Nurturing the Mathematical Middle School Child

Pupils at school doing their homework

 

Pupils at school doing their homework

 

By the year 2020, 5 million technology jobs in the US alone will go unfilled. This means that a child who is interested in science, technology, education, and mathematics will have a much better chance at working in a lucrative career than one who studies more general subjects

Mathematics: A Universal Language

While it is possible to point to tangible evidence of the application of science, engineering, or technology in the real world, mathematics is abstract. It’s hard to pin down the value of precision, and harder to romanticise numbers and make them interesting for children.

Yet, mathematics is the closest thing we have to a universal language. A student who solves an Order of Operations problem in China will get the same answer as a student in Brazil.

 

The Middle School Years

In Middle School, children are developing independent thinking, experiencing strong emotions, and forming strong social connections. It is the perfect time to get them interested in math.

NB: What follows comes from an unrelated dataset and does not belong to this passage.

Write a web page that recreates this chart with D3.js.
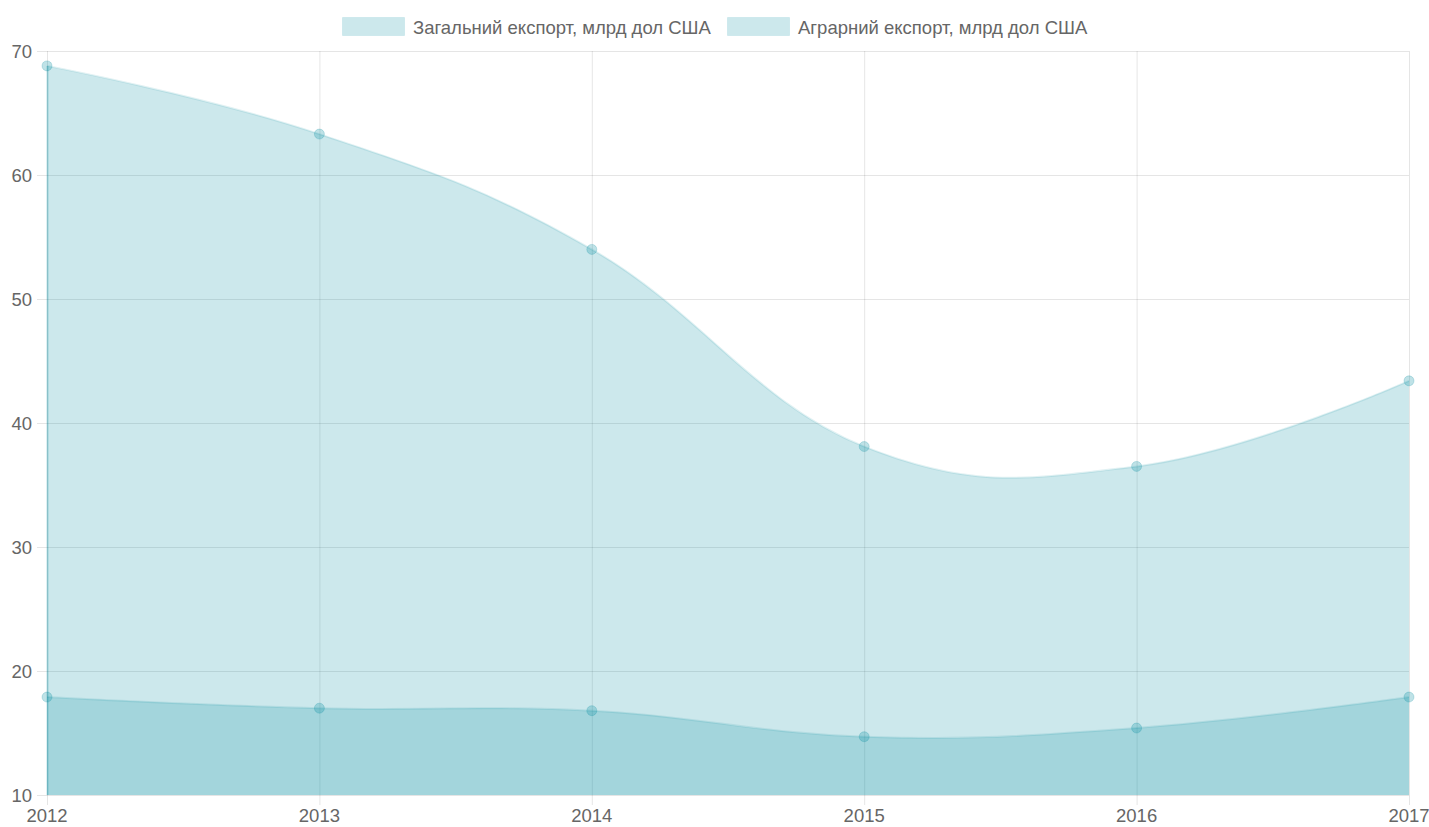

Independent Critical Thinking

Middle School is a time of growing confidence because children are developing critical thinking about new situations and contexts.

Emotional Extremes

Preadolescence appears to be a time of emotional extremes, where everything is either loved or hated and where everything is judged as either good or bad. At this developmental stage, feelings are strong for everything, including math. Since it’s a transitional age when children are nervously trying to cope with change, parents and teachers should cultivate a growth mindset that connects math to real life. Now is a good opportunity to take advantage of an “all or nothing” attitude.

Social Community

This is a time when the opinion of peers takes on great importance. In the desire to feel part of the crowd, children will either accept or reject character values that will help or hurt them in later life. It’s a good time for a child to connect with a community of peers interested in math.

 

Why the Common Core was Necessary

Educators developed the Common Core because US students are doing poorly in a number of subjects, especially in mathematics, compared to other countries around the world.

Unfortunately, the statistics are rather grim. Out of 100 middle school students, 93 are interested in going to college, but only 70 will graduate from high school. Then, out of these high school graduates, only 44 will enroll in college, and out of these college students, only 26 will earn a degree.

In past eras, success in life and a college education were not necessarily correlated. Character and hard work could often make up the difference, but now we are entering a knowledge era. Consequently, those who are less educated will earn far less than those who are well-educated.

However, not all education is equal. Those who have a good grasp of mathematical and scientific thinking will number among those who prosper in the coming decades.

The reason why the common core curriculum was developed was because of this grim educational scenario. While firms like edulastic.com are making it easier to embrace this new initiative, parents and teachers also have to do their part in encouraging a growth mindset — and middle school appears to be the best time to do it.

 

Why Most People Dislike Math

Mathematics is not a popular subject. Ironically, this much-maligned subject is no more difficult than any other subject. You rarely see its value championed anywhere, yet plenty of antagonism for it. The reason for this is that as a culture, we see quality and talk about it, but view quantity as less interesting.

We often have little to say about quantitative values, as quality is something that lends itself to ample description. Quality can be vivified in all sorts of ways. Consequently, most educational, entertainment and commercial messages focus on the qualitative elements of something, rather than its qualitative side.

While developing an appreciation for the qualitative value of things is important, of course, this does not mean that quantity is not important.

 

How to Interest Children in Maths

One way to interest children in quantity is to show them the relationship between quantity and their favorite sports heroes.

Here are two examples:

Michael Jordan

Michael Jordan is often reckoned to be the greatest basketball player to have ever lived. However, this is not because of the artistry of his air shots but because of his mind-boggling sports statistics. It is his filmed air shots that capture our attention rather than a long-drawn out review of his statistics.

Usain Bolt

Similarly, after watching several Olympics, we consider Usain Bolt a better runner than Tyson Gay. Again, this is simply because of the mathematics of the sports. It is the look of ecstasy that Bolt has when passing his rivals that freezes in our imagination rather than a full appreciation of the mathematics of how he is the fastest man on earth.

Highlighting the value of math in these contexts will bring about a greater appreciation for numbers in children.